EXERCISE GOAL
Tally how many lines hold the string "picture". Your reply should be that number alone.

Figure scripts:
=-=-=-=-=
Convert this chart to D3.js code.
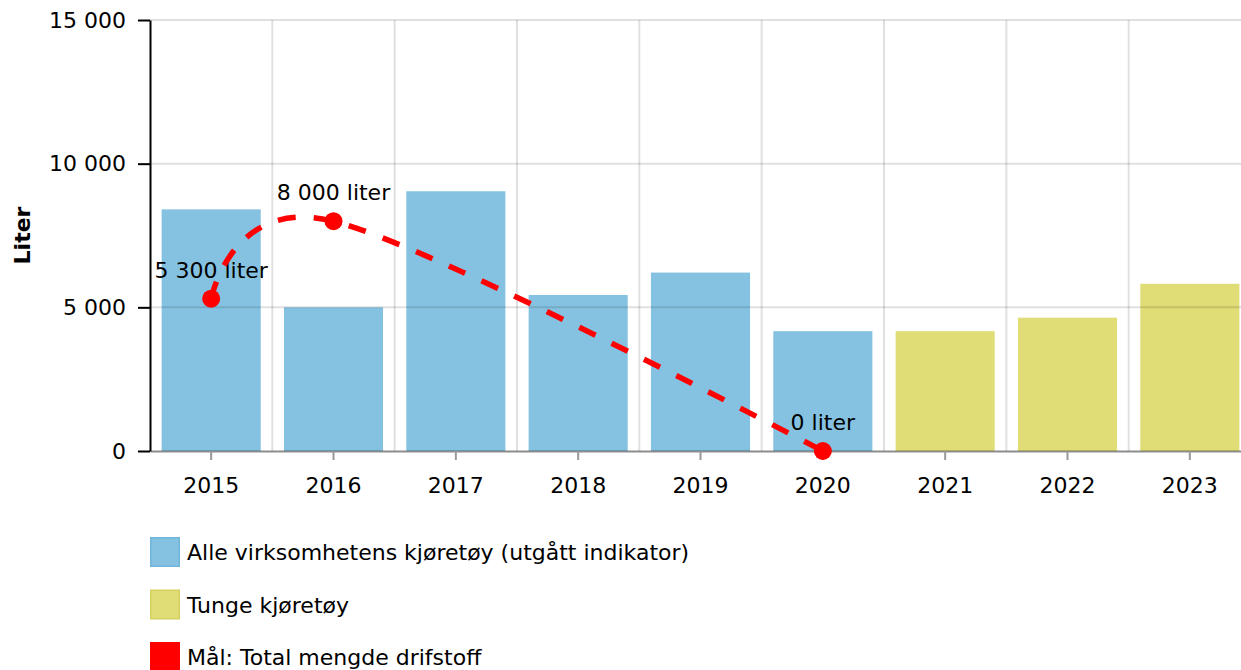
<!DOCTYPE html>
<html>
<head>
<meta charset="utf-8">
<script src="https://cdn.jsdelivr.net/npm/d3@7"></script>
<style>
  body { margin: 0; background: #fff; overflow: hidden; }
  svg text { font-family: "DejaVu Sans", Verdana, sans-serif; font-size: 22px; fill: #000; }
</style>
</head>
<body>
<div class="chart"></div>
<script>
// data
var years = ["2015", "2016", "2017", "2018", "2019", "2020", "2021", "2022", "2023"];
var alleValues = [8410, 5000, 9040, 5430, 6210, 4170, null, null, null];
var tungeValues = [null, null, null, null, null, null, 4170, 4640, 5820];
var maalYears = ["2015", "2016", "2020"];
var maalValues = [5300, 8000, 0];
var yTicks = [0, 5000, 10000, 15000];
var legendLabels = ["Alle virksomhetens kjøretøy (utgått indikator)", "Tunge kjøretøy", "Mål: Total mengde drifstoff"];

var colors = { alle: "#85c2e1", tunge: "#e0dc76", maal: "#ff0000" };
var borders = ["#6fb5dc", "#d5d160", "#ff0000"];

var width = 1241, height = 670;
var plotLeft = 150, plotRight = 1251, plotTop = 20, plotBottom = 451;

var nb = d3.formatLocale({ decimal: ",", thousands: " ", grouping: [3], currency: ["", ""] });
var fmt = nb.format(",");

var svg = d3.select(".chart").append("svg")
    .attr("width", width).attr("height", height);

var x = d3.scaleBand().domain(years).range([plotLeft, plotRight])
    .paddingInner(0.19).paddingOuter(0.095);
var y = d3.scaleLinear().domain([0, 15000]).range([plotBottom, plotTop]);

// bars
var barData = [];
years.forEach(function(yr, i) {
  if (alleValues[i] != null) barData.push({ year: yr, v: alleValues[i], c: colors.alle });
  if (tungeValues[i] != null) barData.push({ year: yr, v: tungeValues[i], c: colors.tunge });
});

svg.append("g").selectAll("rect")
  .data(barData)
  .enter().append("rect")
    .attr("x", function(d) { return x(d.year); })
    .attr("width", x.bandwidth())
    .attr("y", function(d) { return y(d.v); })
    .attr("height", function(d) { return y(0) - y(d.v); })
    .attr("fill", function(d) { return d.c; });

// grid
var grid = svg.append("g").attr("stroke", "rgba(0,0,0,0.12)").attr("stroke-width", 2);
grid.selectAll(".hg")
  .data(yTicks.filter(function(t) { return t > 0; }))
  .enter().append("line")
    .attr("x1", plotLeft).attr("x2", width)
    .attr("y1", function(d) { return y(d); })
    .attr("y2", function(d) { return y(d); });
grid.selectAll(".vg")
  .data(years.slice(1))
  .enter().append("line")
    .attr("x1", function(d) { return x(d) - x.step() * x.paddingInner() / 2; })
    .attr("x2", function(d) { return x(d) - x.step() * x.paddingInner() / 2; })
    .attr("y1", plotTop).attr("y2", plotBottom);

// x axis
var xAxis = svg.append("g")
    .attr("transform", "translate(0," + plotBottom + ")")
    .call(d3.axisBottom(x).tickSize(9).tickSizeOuter(0).tickPadding(12));
xAxis.select(".domain").attr("stroke", "rgba(0,0,0,0.45)").attr("stroke-width", 2);
xAxis.selectAll(".tick line").attr("stroke", "#999").attr("stroke-width", 2);
xAxis.selectAll("text").attr("font-size", null).attr("font-family", null).attr("dy", "0.95em");

// y axis
var yAxis = svg.append("g")
    .attr("transform", "translate(" + plotLeft + ",0)")
    .call(d3.axisLeft(y).tickValues(yTicks).tickFormat(fmt).tickSize(12).tickSizeOuter(0).tickPadding(12));
yAxis.select(".domain").attr("stroke", "#000").attr("stroke-width", 2);
yAxis.selectAll(".tick line").attr("stroke", "#000").attr("stroke-width", 2);
yAxis.selectAll("text").attr("font-size", null).attr("font-family", null);

svg.append("text")
    .attr("transform", "translate(30," + ((plotTop + plotBottom) / 2) + ") rotate(-90)")
    .attr("text-anchor", "middle")
    .attr("font-weight", "bold")
    .text("Liter");

// goal line
var maal = maalYears.map(function(yr, i) {
  return { x: x(yr) + x.bandwidth() / 2, y: y(maalValues[i]), v: maalValues[i] };
});

svg.selectAll(".lbl")
  .data(maal)
  .enter().append("text")
    .attr("x", function(d) { return d.x; })
    .attr("y", function(d) { return d.y - 21; })
    .attr("text-anchor", "middle")
    .text(function(d) { return fmt(d.v) + " liter"; });

var line = d3.line()
    .x(function(d) { return d.x; })
    .y(function(d) { return d.y; })
    .curve(d3.curveCardinal);

svg.append("path")
    .datum(maal)
    .attr("d", line)
    .attr("fill", "none")
    .attr("stroke", colors.maal)
    .attr("stroke-width", 5.5)
    .attr("stroke-dasharray", "18,18");

svg.selectAll(".dot")
  .data(maal)
  .enter().append("circle")
    .attr("cx", function(d) { return d.x; })
    .attr("cy", function(d) { return d.y; })
    .attr("r", 9)
    .attr("fill", colors.maal);

// legend
var legend = svg.append("g").selectAll("g")
  .data(legendLabels)
  .enter().append("g")
    .attr("transform", function(d, i) { return "translate(150," + (537 + i * 52.5) + ")"; });

legend.append("rect")
    .attr("x", 0.75).attr("y", 0.75)
    .attr("width", 28.5).attr("height", 28.5)
    .attr("fill", function(d, i) { return [colors.alle, colors.tunge, colors.maal][i]; })
    .attr("stroke", function(d, i) { return borders[i]; })
    .attr("stroke-width", 1.5);

legend.append("text")
    .attr("x", 37).attr("y", 23)
    .text(function(d) { return d; });
</script>
</body>
</html>
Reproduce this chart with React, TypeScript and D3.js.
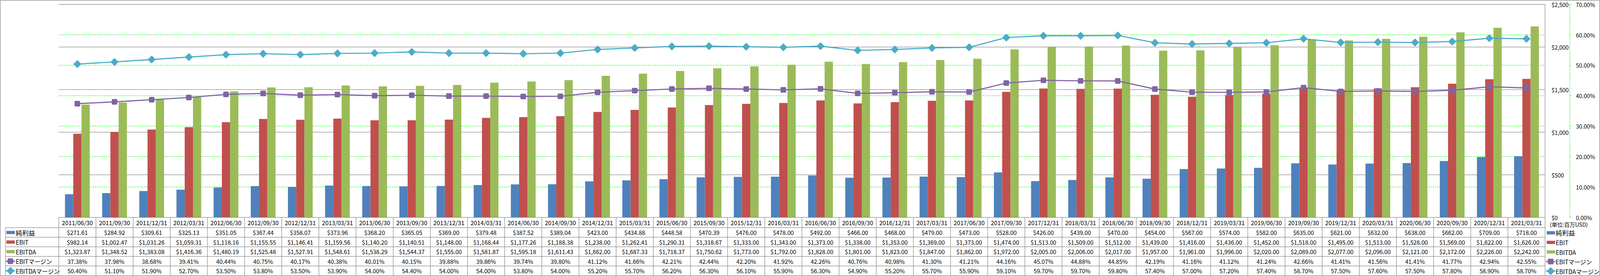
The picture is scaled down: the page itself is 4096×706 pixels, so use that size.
import * as d3 from "d3";

const dates = [
  "2011/06/30", "2011/09/30", "2011/12/31", "2012/03/31", "2012/06/30", "2012/09/30", "2012/12/31", "2013/03/31",
  "2013/06/30", "2013/09/30", "2013/12/31", "2014/03/31", "2014/06/30", "2014/09/30", "2014/12/31", "2015/03/31",
  "2015/06/30", "2015/09/30", "2015/12/31", "2016/03/31", "2016/06/30", "2016/09/30", "2016/12/31", "2017/03/31",
  "2017/06/30", "2017/09/30", "2017/12/31", "2018/03/31", "2018/06/30", "2018/09/30", "2018/12/31", "2019/03/31",
  "2019/06/30", "2019/09/30", "2019/12/31", "2020/03/31", "2020/06/30", "2020/09/30", "2020/12/31", "2021/03/31",
];

const netIncome = [
  271.61, 284.92, 309.61, 325.13, 351.05, 367.44, 358.07, 373.96, 368.2, 365.05, 369.0, 379.48, 387.52, 389.04,
  423.0, 434.88, 448.58, 470.39, 476.0, 478.0, 492.0, 466.0, 468.0, 479.0, 473.0, 528.0, 426.0, 439.0, 470.0,
  454.0, 567.0, 574.0, 582.0, 635.0, 621.0, 632.0, 638.0, 662.0, 709.0, 718.0,
];

const ebit = [
  982.14, 1002.47, 1031.26, 1059.31, 1118.16, 1155.55, 1146.41, 1159.56, 1140.2, 1140.51, 1148.0, 1168.44, 1177.26,
  1188.38, 1238.0, 1262.41, 1290.31, 1318.67, 1333.0, 1343.0, 1373.0, 1338.0, 1353.0, 1369.0, 1373.0, 1474.0,
  1513.0, 1509.0, 1512.0, 1439.0, 1416.0, 1436.0, 1452.0, 1518.0, 1495.0, 1513.0, 1528.0, 1569.0, 1622.0, 1626.0,
];

const ebitda = [
  1323.87, 1348.52, 1383.08, 1416.36, 1480.19, 1525.48, 1527.91, 1548.61, 1538.29, 1544.37, 1555.0, 1581.87,
  1595.18, 1611.43, 1662.0, 1687.33, 1718.37, 1750.62, 1773.0, 1792.0, 1828.0, 1801.0, 1823.0, 1847.0, 1862.0,
  1972.0, 2005.0, 2006.0, 2017.0, 1957.0, 1961.0, 1996.0, 2020.0, 2089.0, 2077.0, 2096.0, 2121.0, 2172.0, 2226.0,
  2242.0,
];

const ebitMargin = [
  37.38, 37.98, 38.68, 39.41, 40.44, 40.75, 40.17, 40.38, 40.01, 40.15, 39.88, 39.86, 39.74, 39.8, 41.12, 41.66,
  42.21, 42.44, 42.2, 41.92, 42.26, 40.76, 40.98, 41.3, 41.21, 44.16, 45.07, 44.88, 44.85, 42.19, 41.16, 41.12,
  41.24, 42.66, 41.41, 41.56, 41.41, 41.77, 42.94, 42.55,
];

const ebitdaMargin = [
  50.4, 51.1, 51.9, 52.7, 53.5, 53.8, 53.5, 53.9, 54.0, 54.4, 54.0, 54.0, 53.8, 54.0, 55.2, 55.7, 56.2, 56.3, 56.1,
  55.9, 56.3, 54.9, 55.2, 55.7, 55.9, 59.1, 59.7, 59.7, 59.8, 57.4, 57.0, 57.2, 57.4, 58.7, 57.5, 57.6, 57.5, 57.8,
  58.9, 58.7,
];

const leftTicks = [0, 500, 1000, 1500, 2000, 2500];
const rightTicks = [0, 10, 20, 30, 40, 50, 60, 70];
const unitLabel = "(単位:百万USD)";

const BLUE = "#4F81BD";
const RED = "#C0504D";
const GREEN = "#9BBB59";
const PURPLE = "#8064A2";
const CYAN = "#4BACC6";
const GRID = "#878787";
const DASH = "#00FF00";
const FONT = "'Noto Sans CJK JP', 'Noto Sans', sans-serif";

// reference pixel space; svg scales it down to the window
const W = 4981;
const H = 858;
const plot = { left: 183, right: 4810, top: 13.5, bottom: 676 };
const headerBottom = 708;
const tableBottom = 857;

const money = d3.format("$,.2f");
const pct = (v: number) => d3.format(".2f")(v) + "%";

type Row = { name: string; values: number[]; fmt: (v: number) => string; kind: "bar" | "square" | "diamond"; color: string };

const rows: Row[] = [
  { name: "純利益", values: netIncome, fmt: money, kind: "bar", color: BLUE },
  { name: "EBIT", values: ebit, fmt: money, kind: "bar", color: RED },
  { name: "EBITDA", values: ebitda, fmt: money, kind: "bar", color: GREEN },
  { name: "EBITマージン", values: ebitMargin, fmt: pct, kind: "square", color: PURPLE },
  { name: "EBITDAマージン", values: ebitdaMargin, fmt: pct, kind: "diamond", color: CYAN },
];

function Marker({ kind, color, x, y }: { kind: Row["kind"]; color: string; x: number; y: number }) {
  if (kind === "square") {
    return <rect x={x - 8.75} y={y - 8.75} width={17.5} height={17.5} rx={3} fill={color} />;
  }
  if (kind === "diamond") {
    const r = 12.5;
    return <path d={`M${x},${y - r}L${x + r},${y}L${x},${y + r}L${x - r},${y}Z`} fill={color} />;
  }
  return null;
}

function LegendKey({ row, x, y }: { row: Row; x: number; y: number }) {
  if (row.kind === "bar") {
    return <rect x={x} y={y - 5} width={26} height={10} fill={row.color} />;
  }
  return (
    <g>
      <line x1={x - 2} x2={x + 27} y1={y} y2={y} stroke={row.color} strokeWidth={4} />
      <Marker kind={row.kind} color={row.color} x={x + 12.5} y={y} />
    </g>
  );
}

export default function App() {
  const x = d3.scaleBand<string>().domain(dates).range([plot.left, plot.right]).paddingInner(0).paddingOuter(0);
  const bw = x.bandwidth();
  const barW = bw / 4.5;
  const sub = d3.scaleBand<number>().domain([0, 1, 2]).range([(bw - 3 * barW) / 2, (bw + 3 * barW) / 2]);
  const yL = d3.scaleLinear().domain([0, 2500]).range([plot.bottom, plot.top]);
  const yR = d3.scaleLinear().domain([0, 70]).range([plot.bottom, plot.top]);
  const cx = (d: string) => (x(d) ?? 0) + bw / 2;

  const line = d3
    .line<number>()
    .x((_, i) => cx(dates[i]))
    .y((v) => yR(v));

  const rowH = (tableBottom - headerBottom) / rows.length;
  const rowY = (i: number) => headerBottom + rowH * (i + 0.5);
  const barRows = rows.filter((r) => r.kind === "bar");
  const lineRows = rows.filter((r) => r.kind !== "bar");

  return (
    <>
      <style>{"body{margin:0}"}</style>
      <svg width={4096} height={706} viewBox={`0 0 ${W} ${H}`} style={{ display: "block" }} fontFamily={FONT}>
        <rect x={0} y={0} width={W} height={H} fill="#fff" />
        <rect x={1} y={1} width={W - 2} height={tableBottom - 1} fill="none" stroke={GRID} strokeWidth={1.5} />

        {/* gridlines */}
        {rightTicks.slice(1).map((t) => (
          <line key={"g" + t} x1={plot.left} x2={plot.right} y1={yR(t)} y2={yR(t)} stroke={DASH} strokeWidth={1.5} strokeDasharray="4,3" />
        ))}
        {leftTicks.slice(1).map((t) => (
          <line key={"l" + t} x1={plot.left} x2={plot.right} y1={yL(t)} y2={yL(t)} stroke={GRID} strokeWidth={1.5} />
        ))}

        {/* bars */}
        {barRows.map((r, k) => (
          <g key={r.name}>
            {r.values.map((v, i) => (
              <rect
                key={i}
                x={(x(dates[i]) ?? 0) + (sub(k) ?? 0)}
                y={yL(v)}
                width={barW}
                height={yL(0) - yL(v)}
                fill={r.color}
              />
            ))}
          </g>
        ))}

        {/* margin lines */}
        {lineRows.map((r) => (
          <g key={r.name}>
            <path d={line(r.values) ?? ""} fill="none" stroke={r.color} strokeWidth={3.5} strokeLinejoin="round" />
            {r.values.map((v, i) => (
              <Marker key={i} kind={r.kind} color={r.color} x={cx(dates[i])} y={yR(v)} />
            ))}
          </g>
        ))}

        {/* primary axis on the right */}
        <line x1={plot.right} x2={plot.right} y1={plot.top} y2={tableBottom} stroke={GRID} strokeWidth={1.5} />
        <line x1={plot.left} x2={plot.right} y1={plot.bottom} y2={plot.bottom} stroke={GRID} strokeWidth={1.5} />
        {leftTicks.map((t) => (
          <text key={"tl" + t} x={4830} y={yL(t)} dominantBaseline="central" fontSize={17.5} fill="#000">
            {d3.format("$,")(t)}
          </text>
        ))}

        {/* secondary axis */}
        <line x1={4887} x2={4887} y1={plot.top} y2={plot.bottom} stroke={DASH} strokeWidth={1.5} strokeDasharray="4,3" />
        {rightTicks.map((t) => (
          <g key={"tr" + t}>
            <line x1={4887} x2={4891} y1={yR(t)} y2={yR(t)} stroke={DASH} strokeWidth={1.5} />
            <text x={4906} y={yR(t)} dominantBaseline="central" fontSize={17.5} fill="#000">
              {d3.format(".2%")(t / 100)}
            </text>
          </g>
        ))}

        {/* data table */}
        {dates.map((d) => (
          <line key={"c" + d} x1={x(d)} x2={x(d)} y1={plot.bottom} y2={tableBottom} stroke={GRID} strokeWidth={1.5} />
        ))}
        <line x1={17} x2={17} y1={headerBottom} y2={tableBottom} stroke={GRID} strokeWidth={1.5} />
        {rows.map((r, i) => (
          <line
            key={"h" + r.name}
            x1={17}
            x2={plot.right}
            y1={headerBottom + rowH * i}
            y2={headerBottom + rowH * i}
            stroke={GRID}
            strokeWidth={1.5}
          />
        ))}
        {dates.map((d) => (
          <text key={"d" + d} x={cx(d)} y={692} textAnchor="middle" dominantBaseline="central" fontSize={18.5} fill="#000">
            {d}
          </text>
        ))}
        {rows.map((r, i) => (
          <g key={"r" + r.name}>
            <LegendKey row={r} x={20} y={rowY(i)} />
            <text x={49} y={rowY(i)} dominantBaseline="central" fontSize={r.name === "純利益" ? 20 : 18.5} fill="#000">
              {r.name}
            </text>
            {r.values.map((v, j) => (
              <text key={j} x={cx(dates[j])} y={rowY(i)} textAnchor="middle" dominantBaseline="central" fontSize={18} fill="#000">
                {r.fmt(v)}
              </text>
            ))}
          </g>
        ))}

        {/* right legend */}
        <text x={4825} y={698} dominantBaseline="central" fontSize={17} fill="#000">
          {unitLabel}
        </text>
        {rows.map((r, i) => (
          <g key={"lg" + r.name}>
            <LegendKey row={r} x={4815} y={rowY(i) + 1} />
            <text x={4843} y={rowY(i) + 1} dominantBaseline="central" fontSize={r.name === "純利益" ? 20 : 18.5} fill="#000">
              {r.name}
            </text>
          </g>
        ))}
      </svg>
    </>
  );
}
=-=-=-=-=
RESPONSE
1